The decision
In the less-publicised John Worboys-related case of recent weeks, Metropolitan Police Commissioner v DSD [2018] UKSC 11 (available here), the Supreme Court has made a decision with potentially much further-reaching implications. They upheld the High Court’s award of damages to Worboys’ victims for investigatory failings by the Metropolitan Police under Article 3 of the European Convention on Human Rights. The ancillary investigative duty under Article 3 even where there was no state involvement in the offending was previously well-established in human rights law, but the individual actionability of it by victims of crime in the courts of England and Wales was not.
The reasons of the majority
The result was unanimous, but the Court was deeply divided on the principles to be applied to future such cases. The reasons of the majority were principally given by Lord Kerr, with whom Lord Neuberger and Lady Hale agreed. They found, based on the Strasbourg caselaw, that certain failings in individual investigations could amount to breaches of Article 3, even if there were no structural problems. This was perhaps not necessary to dispose of the case – Lord Hughes considered that only structural failings were enough to amount to a breach, but that they were clearly present here: the Metropolitan Police Service did not, for example, actually implement their sensible policies on investigating drug-induced rape across the organisation, rather than just in this case.
However, there were also a number of failings which the trial judge had classified as being operational – for example, failures to interview relevant witnesses known to the police, failures to collect relevant CCTV evidence, and an individual failure to follow published procedures. Without these, Lord Kerr said, the police would actually have been able to arrest Worboys much sooner, notwithstanding the systemic failings that also hampered the various investigation teams.
The European Court of Human Rights has always been clear that its role, as a supranational court, is not to consider the factual background to alleged simple errors or isolated omissions; it often states that it is not a “court of fourth instance”. Lord Kerr said that just because that Court was unwilling to examine investigations closely did not mean that national courts ought to make awards on the basis of minor failings – rather, only “conspicuous or substantial” or “egregious and significant” errors give rise to a breach. This is a significant limitation to the right to make a claim for breach of the ancillary obligation, and it remains to be seen if the Strasbourg court will actually adhere to this distinction.
The Supreme Court rejected the Metropolitan Police’s assertion that the common law protection of the police from negligence claims relating to investigations applied here too. It held that the rule was simply a reflection of whether the Court found it “fair, just and reasonable” to impose a duty on the police in the circumstances, which is impermissible reasoning where human rights are concerned, since the police either have and have violated a duty to protect people or they do not and have not – there can be no middle ground where the imposition of the duty depends on whether it is fair and reasonable in the circumstances.
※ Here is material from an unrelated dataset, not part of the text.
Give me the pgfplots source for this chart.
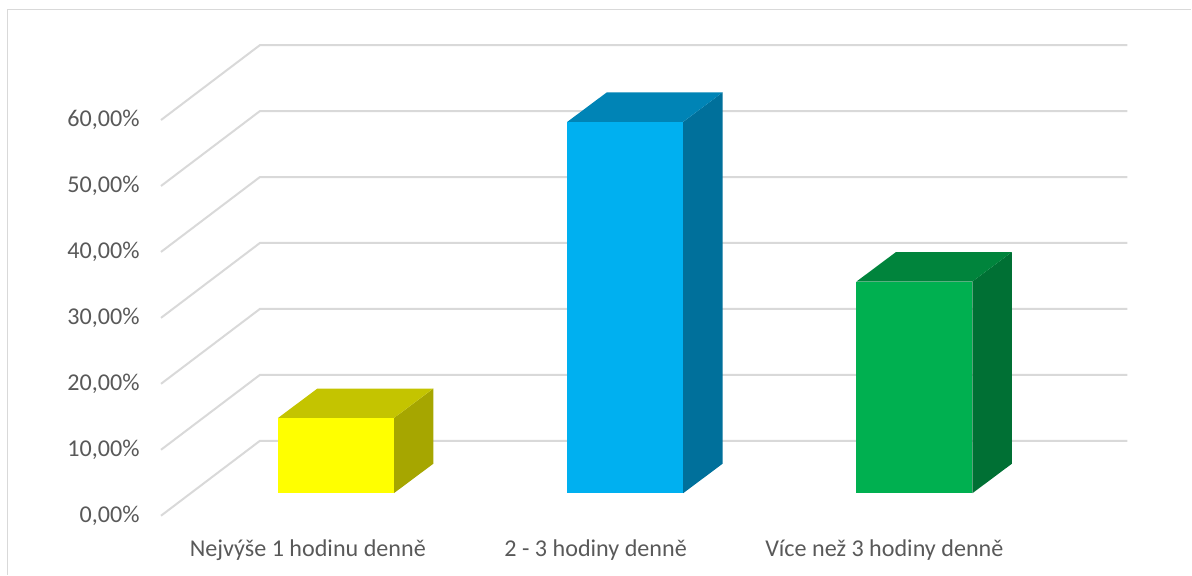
\documentclass[border=0pt]{standalone}
\usepackage{fontspec}
\setmainfont{Carlito}
\usepackage{pgfplots}
\pgfplotsset{compat=1.18}
\definecolor{txt}{HTML}{595959}
\definecolor{grd}{HTML}{D9D9D9}
\begin{document}
\begin{tikzpicture}
\begin{axis}[
  scale only axis, width=894pt, height=431.25pt,
  xmin=-1.1606, xmax=2.9568, ymin=-12.35, ymax=74.77,
  axis line style={draw=none}, major tick length=0pt,
  xtick={-0.097,0.898,1.896},
  xticklabels={Nejvýše 1 hodinu denně,2 - 3 hodiny denně,Více než 3 hodiny denně},
  ytick={-3.41,6.59,16.59,26.59,36.59,46.59,56.59},
  yticklabels={{0,00\%},{10,00\%},{20,00\%},{30,00\%},{40,00\%},{50,00\%},{60,00\%}},
  xticklabel style={font=\fontsize{18.1}{20}\selectfont, text=txt, anchor=center, yshift=18.5pt},
  yticklabel style={font=\fontsize{18.1}{20}\selectfont, text=txt, anchor=east, xshift=108.2pt},
  clip=false,
]
% chart frame
\addplot[grd, line width=1.2pt, forget plot] coordinates {(-1.135,-12.35) (-1.135,73.33) (2.9568,73.33)};
% gridlines (front end, back corner, right end)
\addplot[grd, line width=1.5pt, forget plot] coordinates {(-0.6045,-3.41) (-0.2625,7.95) (2.736,7.95)};
\addplot[grd, line width=1.5pt, forget plot] coordinates {(-0.6045,6.59) (-0.2625,17.95) (2.736,17.95)};
\addplot[grd, line width=1.5pt, forget plot] coordinates {(-0.6045,16.59) (-0.2625,27.95) (2.736,27.95)};
\addplot[grd, line width=1.5pt, forget plot] coordinates {(-0.6045,26.59) (-0.2625,37.95) (2.736,37.95)};
\addplot[grd, line width=1.5pt, forget plot] coordinates {(-0.6045,36.59) (-0.2625,47.95) (2.736,47.95)};
\addplot[grd, line width=1.5pt, forget plot] coordinates {(-0.6045,46.59) (-0.2625,57.95) (2.736,57.95)};
\addplot[grd, line width=1.5pt, forget plot] coordinates {(-0.6045,56.59) (-0.2625,67.95) (2.736,67.95)};
% yellow: 11.4
\addplot[draw=none, fill={rgb,255:red,166;green,166;blue,0}, forget plot] coordinates {(0.2003,0) (0.3367,4.47) (0.3367,15.87) (0.2003,11.4)} --cycle;
\addplot[draw=none, fill={rgb,255:red,196;green,196;blue,0}, forget plot] coordinates {(-0.2003,11.4) (0.2003,11.4) (0.3367,15.87) (-0.0639,15.87)} --cycle;
\addplot[draw=none, fill={rgb,255:red,255;green,255;blue,0}, forget plot] coordinates {(-0.2003,0) (0.2003,0) (0.2003,11.4) (-0.2003,11.4)} --cycle;
% blue: 56.3
\addplot[draw=none, fill={rgb,255:red,0;green,112;blue,155}, forget plot] coordinates {(1.2003,0) (1.3367,4.47) (1.3367,60.77) (1.2003,56.3)} --cycle;
\addplot[draw=none, fill={rgb,255:red,0;green,132;blue,182}, forget plot] coordinates {(0.7997,56.3) (1.2003,56.3) (1.3367,60.77) (0.9361,60.77)} --cycle;
\addplot[draw=none, fill={rgb,255:red,0;green,176;blue,240}, forget plot] coordinates {(0.7997,0) (1.2003,0) (1.2003,56.3) (0.7997,56.3)} --cycle;
% green: 32.1
\addplot[draw=none, fill={rgb,255:red,0;green,112;blue,52}, forget plot] coordinates {(2.2003,0) (2.3367,4.47) (2.3367,36.57) (2.2003,32.1)} --cycle;
\addplot[draw=none, fill={rgb,255:red,0;green,132;blue,60}, forget plot] coordinates {(1.7997,32.1) (2.2003,32.1) (2.3367,36.57) (1.9361,36.57)} --cycle;
\addplot[draw=none, fill={rgb,255:red,0;green,176;blue,80}, forget plot] coordinates {(1.7997,0) (2.2003,0) (2.2003,32.1) (1.7997,32.1)} --cycle;
\end{axis}
\end{tikzpicture}
\end{document}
Of broader interest to lawyers is likely to be the Supreme Court’s resiling from the principle set down by Lord Bingham in Ullah [2004] UKHL 26 (available here) that the courts in the UK merely ought to keep pace with the decisions of the Strasbourg court in human rights matters rather than being in the vanguard. Even Lord Mance, whose judgment in this case was very critical of what he said was legally unsupported overreach by the ECtHR, agreed that the courts’ obligation to act in accordance with human rights (just like any other public authority) must mean that in some cases of ambiguity it might be required to go further than the Court in Strasbourg had previously done, if that was what they felt the correct interpretation of the Convention required.
Issues to be determined in the future
The Supreme Court’s judgment arguably raises more questions than it answers, particularly because the Court was so starkly divided. In particular:
- It is not clear how the ancillary duty will be applied to investigations concerning offences which were committed prior to the coming into force of the Human Rights Act 1998, or indeed in relation to offences which pre-date the entry into force of the European Convention on Human Rights in September 1953. Such situations are especially likely to arise with the current number of allegations of historic sexual abuse, and following the Independent Inquiry into Child Sexual Abuse’s investigation into how such allegations have historically been handled by the authorities.
- Even where there is what the Strasbourg court calls jurisdiction ratione temporis of the Convention, it is not yet clear what kinds of police defaults in practice will amount to breaches of the ancillary duty to Article 3.
- Even when those breaches are found, it is not at all clear which will be serious enough that just satisfaction for the breach demands payment of compensation by the police for its failings as opposed to mere declarations of the breach.
What the decision means in practice
Lord Kerr said that this will not herald an “avalanche” of “claims for every retrospectively detected error in police investigations of minor crime” (at [53]). He may be right that it will not herald a flood of successful such claims. However, until the various uncertainties identified above are resolved, the opening up of this new frontier of litigation will undoubtedly attract claims (and consequent appeals) from claimants who have experienced a wide array of different failings in their dealings with the police. Lord Kerr confidently asserts that “there is no reason to suppose that the existence of a right under article 3 to call to account egregious errors on the part of the police in the investigation of serious crime would do other than act as an incentive to avoid those errors and to deter, indeed eliminate, the making of such grievous mistakes” but, however correct the decision is as a matter of law, the impact of it on the number and scope of claims against the police in practice remains to be seen.